Trees: Getting It Right First Time

If you’ve got a new home that still needs a garden, the first temptation is to fill it up with plants. Most people arrive at the garden centre with a very sketchy idea of what they want to achieve and take it from there.

Garden TreeIf you’re planting a flower garden, that’s fine. You can always learn from your mistakes and do better next year. Even your perennials won’t mind being transplanted if you find that they’re getting in the way later on, but trees can become a towering problem if you don’t think carefully before planting them.

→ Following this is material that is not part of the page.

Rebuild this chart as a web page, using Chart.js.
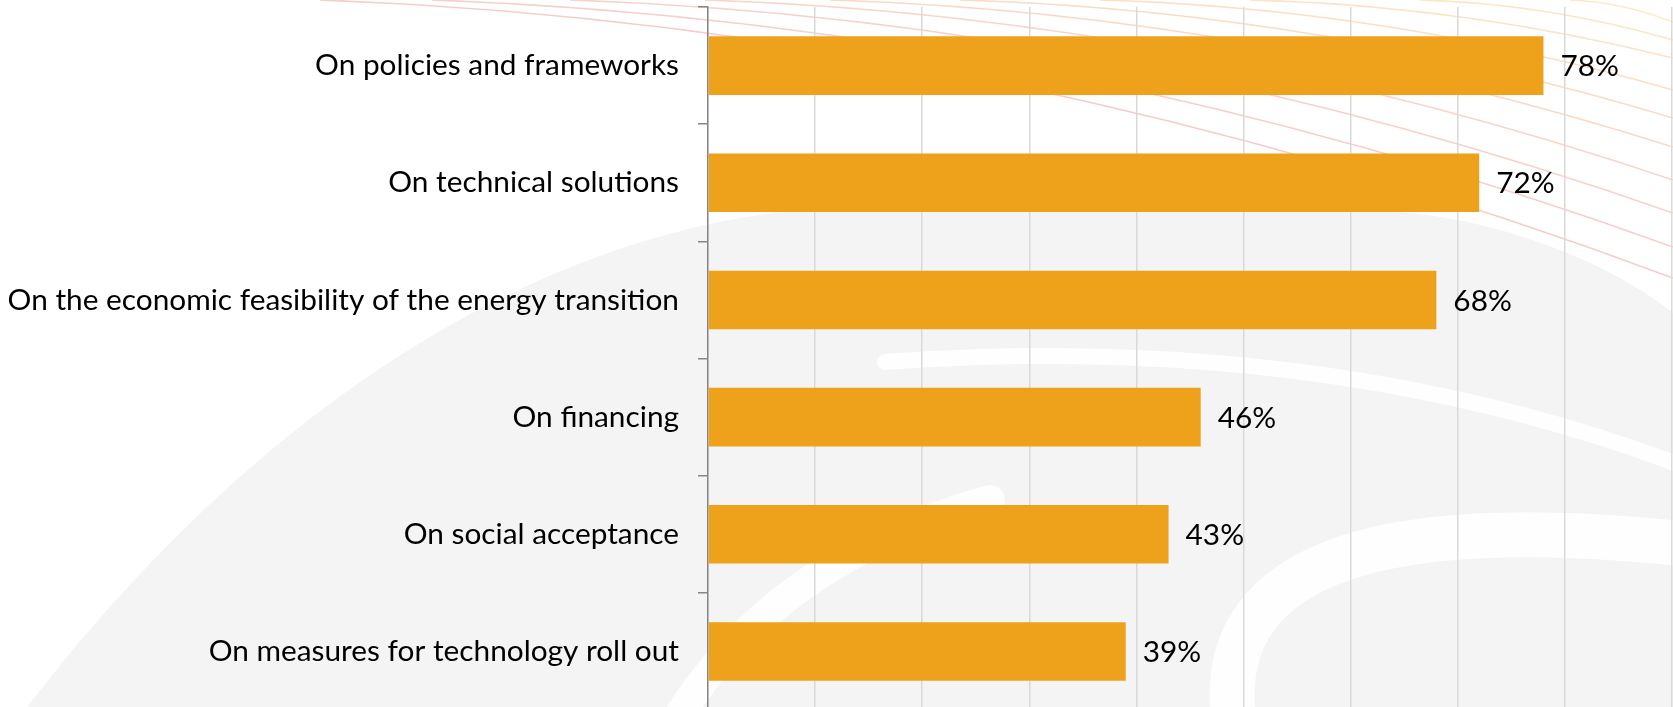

They’re the real backbone of your garden and you’re going to be living with them for a long, long time, so it makes sense to give tree planting plenty of very careful thought before you grab a spade and get digging. Here are some tips that will help you to get it right first time.

First, Look At The Site

Where will you plant your trees? It’s not only a matter of how they’ll look, but also the function they’ll have in your garden. Trees create shade, so where would you like the shade to be? What height would you like the mature tree to be? How much room is there for the crown to develop?

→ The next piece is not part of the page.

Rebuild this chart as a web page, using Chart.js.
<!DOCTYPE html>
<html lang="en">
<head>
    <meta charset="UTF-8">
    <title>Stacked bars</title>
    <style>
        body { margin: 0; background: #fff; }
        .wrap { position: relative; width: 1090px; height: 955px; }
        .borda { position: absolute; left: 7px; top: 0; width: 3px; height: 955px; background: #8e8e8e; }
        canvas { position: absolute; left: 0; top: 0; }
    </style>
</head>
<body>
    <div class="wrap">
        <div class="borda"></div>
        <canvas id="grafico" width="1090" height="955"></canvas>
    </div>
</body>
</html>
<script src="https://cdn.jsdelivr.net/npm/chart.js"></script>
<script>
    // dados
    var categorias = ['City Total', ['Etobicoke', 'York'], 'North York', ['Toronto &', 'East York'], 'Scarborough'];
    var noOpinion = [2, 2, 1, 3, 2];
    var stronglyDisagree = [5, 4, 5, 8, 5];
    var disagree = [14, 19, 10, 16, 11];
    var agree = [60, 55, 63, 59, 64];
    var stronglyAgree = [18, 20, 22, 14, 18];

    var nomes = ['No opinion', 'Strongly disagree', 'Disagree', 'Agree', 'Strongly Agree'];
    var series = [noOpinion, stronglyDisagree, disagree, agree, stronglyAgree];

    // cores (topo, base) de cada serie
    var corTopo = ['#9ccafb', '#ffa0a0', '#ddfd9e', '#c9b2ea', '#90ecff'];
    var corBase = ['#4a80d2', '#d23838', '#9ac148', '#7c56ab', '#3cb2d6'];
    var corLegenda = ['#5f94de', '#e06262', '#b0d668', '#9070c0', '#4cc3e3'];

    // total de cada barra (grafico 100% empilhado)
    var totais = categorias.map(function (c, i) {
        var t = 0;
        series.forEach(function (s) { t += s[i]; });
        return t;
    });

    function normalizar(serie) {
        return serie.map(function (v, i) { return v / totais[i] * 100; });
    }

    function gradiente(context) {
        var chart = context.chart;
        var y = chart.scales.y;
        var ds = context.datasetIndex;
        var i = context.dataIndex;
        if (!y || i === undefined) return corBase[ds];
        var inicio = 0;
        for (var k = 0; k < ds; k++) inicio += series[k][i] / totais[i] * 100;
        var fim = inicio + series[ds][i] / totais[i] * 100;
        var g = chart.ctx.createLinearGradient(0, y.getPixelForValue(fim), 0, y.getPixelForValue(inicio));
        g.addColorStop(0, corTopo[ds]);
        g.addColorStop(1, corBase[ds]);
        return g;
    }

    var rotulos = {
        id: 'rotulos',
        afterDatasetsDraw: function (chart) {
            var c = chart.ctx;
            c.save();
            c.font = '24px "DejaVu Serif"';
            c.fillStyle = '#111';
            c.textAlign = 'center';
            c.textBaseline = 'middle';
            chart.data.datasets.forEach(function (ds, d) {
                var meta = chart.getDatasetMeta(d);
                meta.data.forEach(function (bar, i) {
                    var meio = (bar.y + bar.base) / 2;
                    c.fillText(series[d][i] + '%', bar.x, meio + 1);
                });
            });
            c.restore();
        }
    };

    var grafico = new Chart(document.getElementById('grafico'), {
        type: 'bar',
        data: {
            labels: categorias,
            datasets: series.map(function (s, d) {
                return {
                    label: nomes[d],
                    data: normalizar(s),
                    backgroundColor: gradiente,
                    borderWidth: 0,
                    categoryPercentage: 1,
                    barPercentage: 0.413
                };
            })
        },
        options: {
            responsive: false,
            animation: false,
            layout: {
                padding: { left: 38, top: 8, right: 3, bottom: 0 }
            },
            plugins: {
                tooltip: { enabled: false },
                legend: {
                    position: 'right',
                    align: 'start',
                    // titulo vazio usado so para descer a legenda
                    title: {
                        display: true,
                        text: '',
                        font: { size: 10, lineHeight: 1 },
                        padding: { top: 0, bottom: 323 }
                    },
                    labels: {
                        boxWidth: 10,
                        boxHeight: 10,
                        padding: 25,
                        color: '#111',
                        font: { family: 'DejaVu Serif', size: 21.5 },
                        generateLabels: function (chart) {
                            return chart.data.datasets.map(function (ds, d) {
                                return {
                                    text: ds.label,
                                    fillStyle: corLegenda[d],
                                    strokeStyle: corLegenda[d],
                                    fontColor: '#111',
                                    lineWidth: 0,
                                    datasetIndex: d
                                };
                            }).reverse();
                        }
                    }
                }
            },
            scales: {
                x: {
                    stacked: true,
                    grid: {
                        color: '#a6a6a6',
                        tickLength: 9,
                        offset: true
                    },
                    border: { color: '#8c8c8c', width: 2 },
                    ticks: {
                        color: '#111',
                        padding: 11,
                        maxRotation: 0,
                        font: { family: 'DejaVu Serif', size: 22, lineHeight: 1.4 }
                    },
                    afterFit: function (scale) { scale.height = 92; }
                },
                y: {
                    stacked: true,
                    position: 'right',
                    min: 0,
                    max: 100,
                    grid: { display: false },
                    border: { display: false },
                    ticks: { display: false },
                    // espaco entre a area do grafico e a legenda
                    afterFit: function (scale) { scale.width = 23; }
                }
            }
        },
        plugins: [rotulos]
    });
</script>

Trees drop leaves. Accept it. Evergreens drop a few leaves every day, and deciduous trees do it in one go. Are you planning a swimming pool? You don’t want leaves falling into the water and besides, you’ll want your pool area to be as open and as sunny as possible.

Planting trees too near buildings and paving is a great way of buying yourself some costly problems later on. Don’t just look at the space the top of the trees will take up, also consider whether root growth might turn into a problem.

As for overhead power lines, you seriously don’t want to plant anything that gets too big right underneath them!

Make doubly sure by plotting everything on a site plan. Draw circles representing the crown width of the trees you’d like to plant and confirm how much room you have for them to spread.

Now Do Your Homework

If you’ve got some favourites that you’d like to include in your garden, research the tree species in question and decide whether it fits into your plan. Resist the temptation to alter your plan to suit the trees! Check on:

  • Height
  • Spread
  • Root structure
  • Deciduous or evergreen?
  • Preferred environment (going with native trees is usually a safe bet)


Choose Your Trees Carefully

Young nursery stock often already shows the beginnings of issues that could be a problem as your tree matures. Don’t buy:

  • Trees with signs of damage on the stems
  • Root-bound trees that can strangle themselves with their own roots.
  • Trees that look sick.
  • Trees with multiple leaders (Main stems)
  • Trees with crisscrossing branches

Consider Getting Expert Help

Whenever you consider adding more or less permanent elements to your home or garden, it makes sense to consult with someone who really understands the task. You get a builder in to build your home, doesn’t it make sense to get a landscaper or better yet an arborist with lots of foresight to help you lay out the permanent elements of your garden?